Collapse Under The Empire - Find A Place To Be Safe

Collapse Under The Empire are a band that came across my attention awhile back when they wanted to release their music for free via my web-label. Combining the beauty of bands like Explosions In The Sky and Sigur Ros with electronic moments, I knew that they were a band that would eventually go on to create something unstoppable in the post-rock circles but I never quite expected to have a lovely packaged album come through my door looking quite as beautiful as the art for 'Find A Place To Be Safe' does.

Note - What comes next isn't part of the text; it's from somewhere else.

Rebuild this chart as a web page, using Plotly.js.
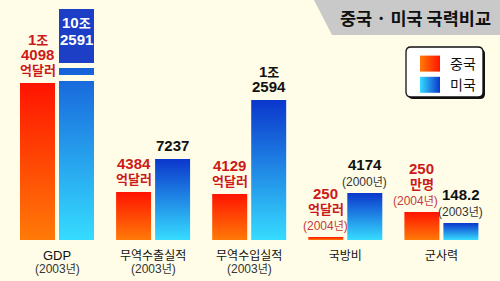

Like most post-rock artists, the trick to enjoying Collapse Under The Empires album is setting aside the length of the CD, sitting in a darkened room and listening through the best headphones you have available. It is also very much like you'd expect, there isn't a hint of anyone showboating, the notes played are played to improve the song, not to show the listener how amazing the musician is and this style suits any post-rock band alike down to a tea. Unlike alot of their fellow contemporaries though, this band don't let the lack of vocalist get the better of them. At times with other artists you can find yourself looking at the track length and wondering where the song is going and almost wishing the time away. Collapse Under The Empire may have a sense for writing beautiful songs like the best of them but at the same time, they offer enough twists and turns for 'Find A Place To Be Safe' to be inspiring, at least for the first ten or so listens.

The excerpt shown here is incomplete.